Problem to solve:
Omit pictures and quote the listing below line by line, from its start through the line that holds "[0.7233, 0.7085, 0.7381]];".

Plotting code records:

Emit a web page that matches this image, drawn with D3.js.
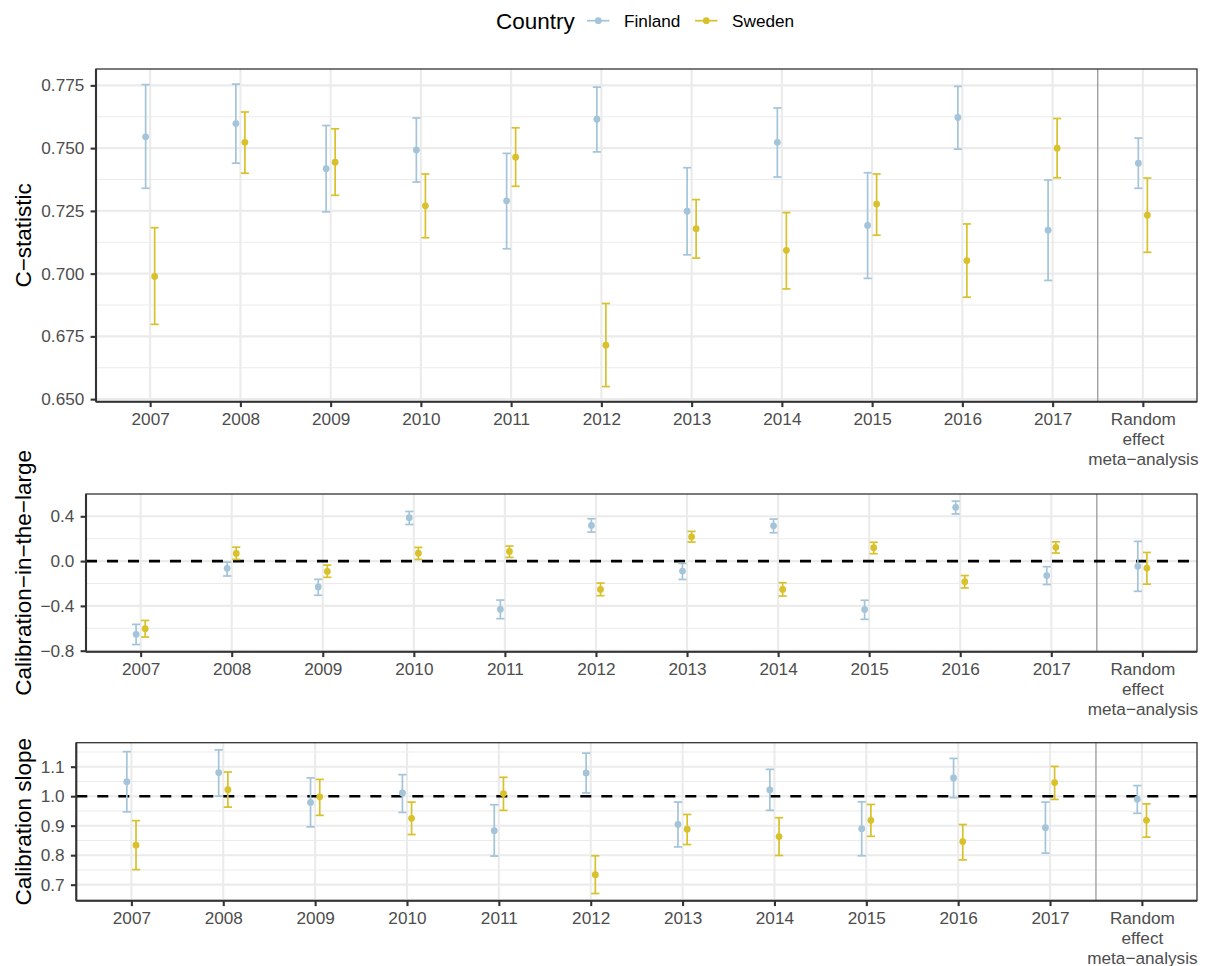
<!DOCTYPE html>
<html>
<head>
<meta charset="utf-8">
<script src="https://cdn.jsdelivr.net/npm/d3@7"></script>
<style>
  html, body { margin: 0; padding: 0; background: #ffffff; }
  svg { display: block; font-family: "Liberation Sans", Arial, Helvetica, sans-serif; }
</style>
</head>
<body>
<svg id="chart" width="1205" height="966"></svg>
<script>
// Validation years plus the pooled estimate
const categories = ["2007", "2008", "2009", "2010", "2011", "2012", "2013", "2014", "2015", "2016", "2017",
  "Random\neffect\nmeta\u2212analysis"];
const countries = ["Finland", "Sweden"];
const countryColors = ["#a3c4d9", "#d8c12b"];

// Each entry: [estimate, lower 95% CI, upper 95% CI]
const cstatFinland = [
  [0.7545, 0.7340, 0.7753], [0.7598, 0.7440, 0.7755], [0.7418, 0.7246, 0.7590],
  [0.7493, 0.7365, 0.7620], [0.7290, 0.7099, 0.7479], [0.7615, 0.7485, 0.7743],
  [0.7249, 0.7075, 0.7422], [0.7523, 0.7385, 0.7660], [0.7192, 0.6981, 0.7402],
  [0.7622, 0.7496, 0.7746], [0.7173, 0.6973, 0.7373], [0.7440, 0.7340, 0.7540]];
const cstatSweden = [
  [0.6989, 0.6798, 0.7183], [0.7523, 0.7400, 0.7644], [0.7444, 0.7312, 0.7577],
  [0.7270, 0.7143, 0.7397], [0.7464, 0.7348, 0.7581], [0.6715, 0.6550, 0.6881],
  [0.7179, 0.7062, 0.7295], [0.7093, 0.6939, 0.7243], [0.7277, 0.7153, 0.7397],
  [0.7052, 0.6906, 0.7198], [0.7500, 0.7382, 0.7618], [0.7233, 0.7085, 0.7381]];

const citlFinland = [
  [-0.654, -0.745, -0.565], [-0.065, -0.133, -0.009], [-0.231, -0.305, -0.163],
  [0.387, 0.327, 0.443], [-0.431, -0.514, -0.348], [0.318, 0.259, 0.378],
  [-0.089, -0.164, -0.021], [0.315, 0.253, 0.375], [-0.433, -0.520, -0.350],
  [0.480, 0.421, 0.535], [-0.129, -0.209, -0.050], [-0.047, -0.270, 0.176]];
const citlSweden = [
  [-0.604, -0.678, -0.530], [0.068, 0.015, 0.124], [-0.092, -0.145, -0.036],
  [0.071, 0.015, 0.122], [0.086, 0.033, 0.134], [-0.253, -0.309, -0.196],
  [0.217, 0.170, 0.265], [-0.253, -0.312, -0.193], [0.120, 0.066, 0.168],
  [-0.184, -0.240, -0.129], [0.123, 0.072, 0.172], [-0.062, -0.206, 0.077]];

const slopeFinland = [
  [1.049, 0.947, 1.151], [1.080, 1.000, 1.157], [0.979, 0.896, 1.062],
  [1.011, 0.945, 1.073], [0.883, 0.797, 0.971], [1.079, 1.011, 1.146],
  [0.904, 0.828, 0.980], [1.021, 0.952, 1.091], [0.890, 0.798, 0.981],
  [1.062, 0.995, 1.128], [0.893, 0.807, 0.980], [0.990, 0.942, 1.036]];
const slopeSweden = [
  [0.834, 0.751, 0.917], [1.022, 0.963, 1.082], [0.998, 0.935, 1.057],
  [0.925, 0.870, 0.980], [1.009, 0.952, 1.064], [0.734, 0.670, 0.798],
  [0.888, 0.836, 0.938], [0.863, 0.799, 0.927], [0.918, 0.864, 0.972],
  [0.846, 0.784, 0.904], [1.046, 0.989, 1.101], [0.918, 0.861, 0.974]];

// Axis tick values
const cstatTicks = [0.650, 0.675, 0.700, 0.725, 0.750, 0.775];
const citlTicks = [-0.8, -0.4, 0.0, 0.4];
const slopeTicks = [0.7, 0.8, 0.9, 1.0, 1.1];

const panels = [
  { title: "C\u2212statistic", series: [cstatFinland, cstatSweden], ticks: cstatTicks, fmt: ".3f",
    ref: null, left: 96, right: 1197, top: 69, bottom: 401.7 },
  { title: "Calibration\u2212in\u2212the\u2212large", series: [citlFinland, citlSweden], ticks: citlTicks, fmt: ".1f",
    ref: 0, left: 86, right: 1197, top: 494, bottom: 651.7 },
  { title: "Calibration slope", series: [slopeFinland, slopeSweden], ticks: slopeTicks, fmt: ".1f",
    ref: 1, left: 76.3, right: 1197, top: 742.7, bottom: 900.7 }
];

const svg = d3.select("#chart");
const tickFont = 17.2, titleFont = 22.5;
const gridColor = "#ebebeb", frameColor = "#333333", tickTextColor = "#4d4d4d";
const minusFmt = f => v => d3.format(f)(v).replace("-", "\u2212");

panels.forEach(p => {
  const g = svg.append("g");
  const x = d3.scalePoint().domain(categories).range([p.left, p.right]).padding(0.6);
  const step = x.step();

  // y domain: data extent with 5% expansion on each side
  const all = p.series.flatMap(s => s.flatMap(d => [d[1], d[2]]));
  const [lo, hi] = d3.extent(all);
  const pad = (hi - lo) * 0.05;
  const y = d3.scaleLinear().domain([lo - pad, hi + pad]).range([p.bottom, p.top]);

  // background
  g.append("rect").attr("x", p.left).attr("y", p.top)
    .attr("width", p.right - p.left).attr("height", p.bottom - p.top).attr("fill", "#fff");

  // minor horizontal grid (midpoints between major ticks)
  const tstep = p.ticks[1] - p.ticks[0];
  const minor = [p.ticks[0] - tstep / 2, ...p.ticks.map(t => t + tstep / 2)]
    .filter(v => v > y.domain()[0] && v < y.domain()[1]);
  g.selectAll(".minor").data(minor).join("line")
    .attr("x1", p.left).attr("x2", p.right)
    .attr("y1", d => y(d)).attr("y2", d => y(d))
    .attr("stroke", gridColor).attr("stroke-width", 1.05);
  // major grid
  g.selectAll(".majorY").data(p.ticks).join("line")
    .attr("x1", p.left).attr("x2", p.right)
    .attr("y1", d => y(d)).attr("y2", d => y(d))
    .attr("stroke", gridColor).attr("stroke-width", 2.1);
  g.selectAll(".majorX").data(categories).join("line")
    .attr("x1", d => x(d)).attr("x2", d => x(d))
    .attr("y1", p.top).attr("y2", p.bottom)
    .attr("stroke", gridColor).attr("stroke-width", 2.1);

  // separator between yearly estimates and pooled estimate
  const sepX = (x(categories[10]) + x(categories[11])) / 2;
  g.append("line").attr("x1", sepX).attr("x2", sepX).attr("y1", p.top).attr("y2", p.bottom)
    .attr("stroke", "#9a9a9a").attr("stroke-width", 1.3);

  // reference line
  if (p.ref !== null) {
    g.append("line").attr("x1", p.left).attr("x2", p.right)
      .attr("y1", y(p.ref)).attr("y2", y(p.ref))
      .attr("stroke", "#000").attr("stroke-width", 2.6).attr("stroke-dasharray", "11,10");
  }

  // error bars and point estimates, dodged per country
  p.series.forEach((s, si) => {
    const off = (si === 0 ? -0.05 : 0.05) * step;
    const col = countryColors[si];
    const cap = 0.045 * step;
    const eg = g.append("g");
    s.forEach((d, i) => {
      const cx = x(categories[i]) + off;
      eg.append("line").attr("x1", cx).attr("x2", cx).attr("y1", y(d[1])).attr("y2", y(d[2]))
        .attr("stroke", col).attr("stroke-width", 1.7);
      eg.append("line").attr("x1", cx - cap).attr("x2", cx + cap).attr("y1", y(d[1])).attr("y2", y(d[1]))
        .attr("stroke", col).attr("stroke-width", 1.7);
      eg.append("line").attr("x1", cx - cap).attr("x2", cx + cap).attr("y1", y(d[2])).attr("y2", y(d[2]))
        .attr("stroke", col).attr("stroke-width", 1.7);
    });
  });
  p.series.forEach((s, si) => {
    const off = (si === 0 ? -0.05 : 0.05) * step;
    g.append("g").selectAll("circle").data(s).join("circle")
      .attr("cx", (d, i) => x(categories[i]) + off)
      .attr("cy", d => y(d[0]))
      .attr("r", 3.4)
      .attr("fill", countryColors[si]);
  });

  // panel frame
  g.append("rect").attr("x", p.left).attr("y", p.top)
    .attr("width", p.right - p.left).attr("height", p.bottom - p.top)
    .attr("fill", "none").attr("stroke", frameColor).attr("stroke-width", 1.3);

  // y axis
  const ya = g.append("g").attr("transform", `translate(${p.left},0)`)
    .call(d3.axisLeft(y).tickValues(p.ticks).tickSize(5.4).tickPadding(6.3).tickFormat(minusFmt(p.fmt)));
  ya.select(".domain").attr("stroke", frameColor).attr("stroke-width", 2.1)
    .attr("d", `M0,${p.top}V${p.bottom}`);
  ya.selectAll(".tick line").attr("stroke", frameColor).attr("stroke-width", 2.1);
  ya.selectAll(".tick text").attr("fill", tickTextColor)
    .style("font-size", tickFont + "px").style("font-family", "Liberation Sans, Arial, sans-serif");

  // x axis
  const xa = g.append("g").attr("transform", `translate(0,${p.bottom})`)
    .call(d3.axisBottom(x).tickSize(5.4).tickPadding(6));
  xa.select(".domain").attr("stroke", frameColor).attr("stroke-width", 2.1)
    .attr("d", `M${p.left},0H${p.right}`);
  xa.selectAll(".tick line").attr("stroke", frameColor).attr("stroke-width", 2.1);
  xa.selectAll(".tick text").each(function(d) {
    const t = d3.select(this);
    t.text(null).attr("y", null).attr("dy", null)
      .attr("fill", tickTextColor)
      .style("font-size", tickFont + "px").style("font-family", "Liberation Sans, Arial, sans-serif");
    d.split("\n").forEach((line, li) => {
      t.append("tspan").attr("x", 0).attr("y", 23.8 + li * 20).text(line);
    });
  });

  // y axis title
  const cy = (p.top + p.bottom) / 2;
  g.append("text")
    .attr("transform", `translate(30.5,${cy}) rotate(-90)`)
    .attr("text-anchor", "middle")
    .attr("fill", "#000")
    .style("font-size", titleFont + "px")
    .text(p.title);
});

// legend
const legend = svg.append("g");
legend.append("text").attr("x", 496).attr("y", 28.6)
  .style("font-size", titleFont + "px").attr("fill", "#000").text("Country");
const keyX = [587, 695], labelX = [624, 732];
countries.forEach((c, i) => {
  legend.append("line").attr("x1", keyX[i]).attr("x2", keyX[i] + 22.5)
    .attr("y1", 20.7).attr("y2", 20.7).attr("stroke", countryColors[i]).attr("stroke-width", 1.7);
  legend.append("circle").attr("cx", keyX[i] + 11.3).attr("cy", 20.7).attr("r", 3.4)
    .attr("fill", countryColors[i]);
  legend.append("text").attr("x", labelX[i]).attr("y", 27)
    .style("font-size", tickFont + "px").attr("fill", "#000").text(c);
});
</script>
</body>
</html>
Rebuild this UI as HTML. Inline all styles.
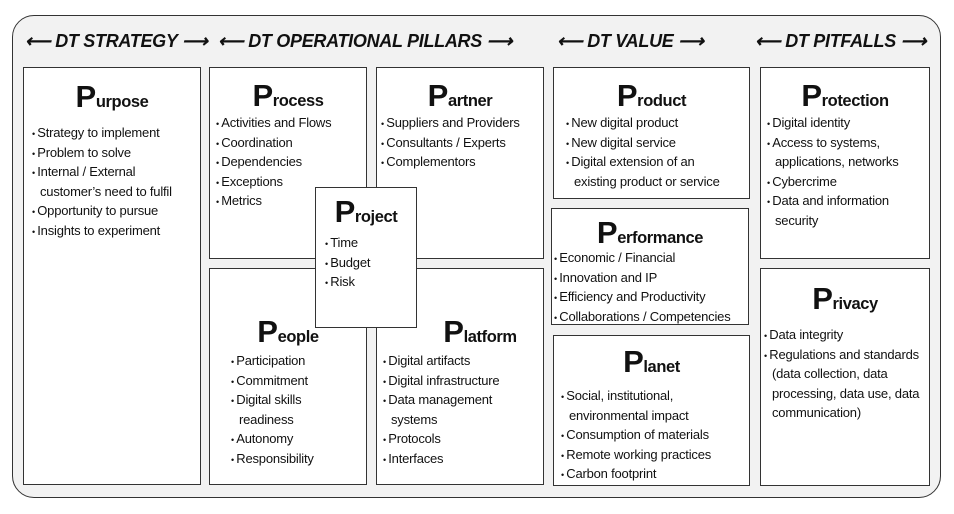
<!DOCTYPE html>
<html><head><meta charset="utf-8"><style>
body{margin:0;width:954px;height:514px;background:#fff;font-family:"Liberation Sans",Arial,sans-serif;position:relative;overflow:hidden}
.outer{position:absolute;left:12px;top:15px;width:927px;height:481px;border:1.5px solid #333;border-radius:22px;background:#f2f2f2}
.h{position:absolute;top:31px;font-size:18px;font-weight:bold;font-style:italic;color:#111;white-space:nowrap;letter-spacing:-0.3px}
.b{position:absolute;border:1.3px solid #333;background:#fff;box-sizing:border-box}
.t{text-align:center;font-weight:bold;font-size:16.5px;color:#111;white-space:nowrap;letter-spacing:-0.4px;line-height:34px;height:34px}
.t span{font-size:31px}
ul{list-style:none;margin:0;padding:0;font-size:13px;line-height:19.5px;color:#111;letter-spacing:-0.2px;white-space:nowrap}
li{padding-left:8px;text-indent:-8px;line-height:19.5px}
li:before{content:"• ";font-size:9px;line-height:0}
</style></head><body>
<div class="outer"></div>
<div class="h" style="left:25px">⟵ DT STRATEGY ⟶</div>
<div class="h" style="left:218px">⟵ DT OPERATIONAL PILLARS ⟶</div>
<div class="h" style="left:557px">⟵ DT VALUE ⟶</div>
<div class="h" style="left:755px">⟵ DT PITFALLS ⟶</div>

<div class="b" style="left:23px;top:67px;width:178px;height:418px">
<div class="t" style="margin-top:12px"><span>P</span>urpose</div>
<ul style="margin:9px 0 0 8px"><li>Strategy to implement</li><li>Problem to solve</li><li>Internal / External<br>customer’s need to fulfil</li><li>Opportunity to pursue</li><li>Insights to experiment</li></ul></div>

<div class="b" style="left:209px;top:67px;width:158px;height:192px">
<div class="t" style="margin-top:11px"><span>P</span>rocess</div>
<ul style="margin:0 0 0 6px"><li>Activities and Flows</li><li>Coordination</li><li>Dependencies</li><li>Exceptions</li><li>Metrics</li></ul></div>

<div class="b" style="left:376px;top:67px;width:168px;height:192px">
<div class="t" style="margin-top:11px"><span>P</span>artner</div>
<ul style="margin:0 0 0 4px"><li>Suppliers and Providers</li><li>Consultants / Experts</li><li>Complementors</li></ul></div>

<div class="b" style="left:209px;top:268px;width:158px;height:217px">
<div class="t" style="margin-top:46px"><span>P</span>eople</div>
<ul style="margin:2px 0 0 21px"><li>Participation</li><li>Commitment</li><li>Digital skills<br>readiness</li><li>Autonomy</li><li>Responsibility</li></ul></div>

<div class="b" style="left:376px;top:268px;width:168px;height:217px">
<div class="t" style="margin-top:46px;padding-left:40px"><span>P</span>latform</div>
<ul style="margin:2px 0 0 6px"><li>Digital artifacts</li><li>Digital infrastructure</li><li>Data management<br>systems</li><li>Protocols</li><li>Interfaces</li></ul></div>

<div class="b" style="left:315px;top:187px;width:102px;height:141px">
<div class="t" style="margin-top:7px"><span>P</span>roject</div>
<ul style="margin:4px 0 0 9px"><li>Time</li><li>Budget</li><li>Risk</li></ul></div>

<div class="b" style="left:553px;top:67px;width:197px;height:132px">
<div class="t" style="margin-top:11px"><span>P</span>roduct</div>
<ul style="margin:0 0 0 12px"><li>New digital product</li><li>New digital service</li><li>Digital extension of an<br>existing product or service</li></ul></div>

<div class="b" style="left:551px;top:208px;width:198px;height:117px">
<div class="t" style="margin-top:7px"><span>P</span>erformance</div>
<ul style="margin:-2px 0 0 2px"><li>Economic / Financial</li><li>Innovation and IP</li><li>Efficiency and Productivity</li><li>Collaborations / Competencies</li></ul></div>

<div class="b" style="left:553px;top:335px;width:197px;height:151px">
<div class="t" style="margin-top:9px"><span>P</span>lanet</div>
<ul style="margin:7px 0 0 7px"><li>Social, institutional,<br>environmental impact</li><li>Consumption of materials</li><li>Remote working practices</li><li>Carbon footprint</li></ul></div>

<div class="b" style="left:760px;top:67px;width:170px;height:192px">
<div class="t" style="margin-top:11px"><span>P</span>rotection</div>
<ul style="margin:0 0 0 6px"><li>Digital identity</li><li>Access to systems,<br>applications, networks</li><li>Cybercrime</li><li>Data and information<br>security</li></ul></div>

<div class="b" style="left:760px;top:268px;width:170px;height:218px">
<div class="t" style="margin-top:13px"><span>P</span>rivacy</div>
<ul style="margin:9px 0 0 3px"><li>Data integrity</li><li>Regulations and standards<br>(data collection, data<br>processing, data use, data<br>communication)</li></ul></div>
</body></html>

Task output:
Emit a web page that matches this image, drawn with D3.js.
<!DOCTYPE html>
<html>
<head>
<meta charset="utf-8">
<script src="https://cdn.jsdelivr.net/npm/d3@7"></script>
<style>
  html, body { margin: 0; padding: 0; background: #ffffff; }
  svg { display: block; font-family: "Liberation Sans", Arial, Helvetica, sans-serif; }
</style>
</head>
<body>
<svg id="chart" width="1205" height="966"></svg>
<script>
// Validation years plus the pooled estimate
const categories = ["2007", "2008", "2009", "2010", "2011", "2012", "2013", "2014", "2015", "2016", "2017",
  "Random\neffect\nmeta\u2212analysis"];
const countries = ["Finland", "Sweden"];
const countryColors = ["#a3c4d9", "#d8c12b"];

// Each entry: [estimate, lower 95% CI, upper 95% CI]
const cstatFinland = [
  [0.7545, 0.7340, 0.7753], [0.7598, 0.7440, 0.7755], [0.7418, 0.7246, 0.7590],
  [0.7493, 0.7365, 0.7620], [0.7290, 0.7099, 0.7479], [0.7615, 0.7485, 0.7743],
  [0.7249, 0.7075, 0.7422], [0.7523, 0.7385, 0.7660], [0.7192, 0.6981, 0.7402],
  [0.7622, 0.7496, 0.7746], [0.7173, 0.6973, 0.7373], [0.7440, 0.7340, 0.7540]];
const cstatSweden = [
  [0.6989, 0.6798, 0.7183], [0.7523, 0.7400, 0.7644], [0.7444, 0.7312, 0.7577],
  [0.7270, 0.7143, 0.7397], [0.7464, 0.7348, 0.7581], [0.6715, 0.6550, 0.6881],
  [0.7179, 0.7062, 0.7295], [0.7093, 0.6939, 0.7243], [0.7277, 0.7153, 0.7397],
  [0.7052, 0.6906, 0.7198], [0.7500, 0.7382, 0.7618], [0.7233, 0.7085, 0.7381]];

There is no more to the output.